Assume now that case (II) holds. By virtue of Lemma 2, ${lim}_{t\to \mathrm{\infty }}x(t)=0$. This completes the proof. □

Corollary 1 The conclusion of Theorem  1 remains intact if condition (10) is replaced by the assumptions

$$\underset{t\to \mathrm{\infty }}{lim\hspace{0.17em}sup}\frac{1}{H(t,t_0)}{\int }_{t_0}^{t}H(t,s)G(s)\mathrm{d}s=\mathrm{\infty }$$

and

$$\underset{t\to \mathrm{\infty }}{lim\hspace{0.17em}sup}\frac{1}{H(t,t_0)}{\int }_{t_0}^t\rho (s)r(s)h^2(t,s)\mathrm{d}s<\mathrm{\infty }.$$

As an application of Theorem 1, we provide the following example.

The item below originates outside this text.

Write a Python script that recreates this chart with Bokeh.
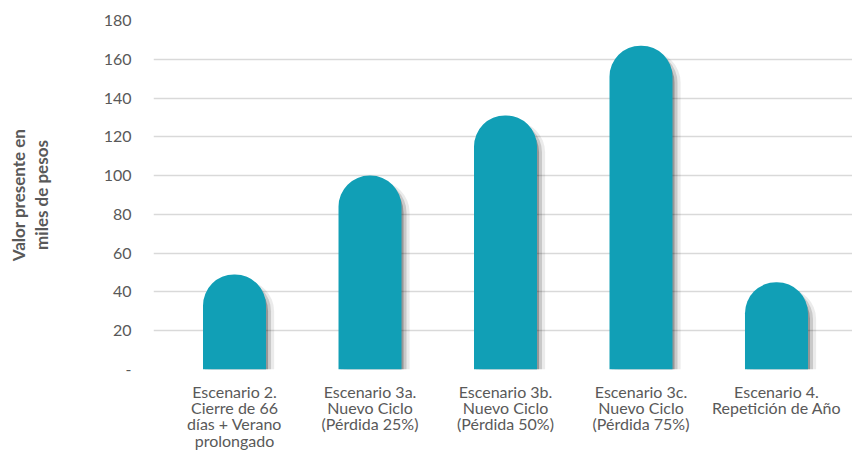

Example 1 For $t\ge 1$, consider a third-order neutral delay differential equation

$${(x(t)+\frac{1}{3}x\left(\frac{t}{3}\right))}^{‴}+t^{-3}x\left(\frac{t}{4}\right)+4t^{-3}x\left(\frac{t}{2}\right)=0.$$

(19)

Let $\rho (t)=t$, $\delta (t)=0$, and $H(t,s)={(t-s)}^2$. It is not difficult to verify that all assumptions of Theorem 1 are satisfied. Hence, every solution x of (19) is either oscillatory or satisfies ${lim}_{t\to \mathrm{\infty }}x(t)=0$. As a matter of fact, one such solution is $x(t)=t^{-1}$.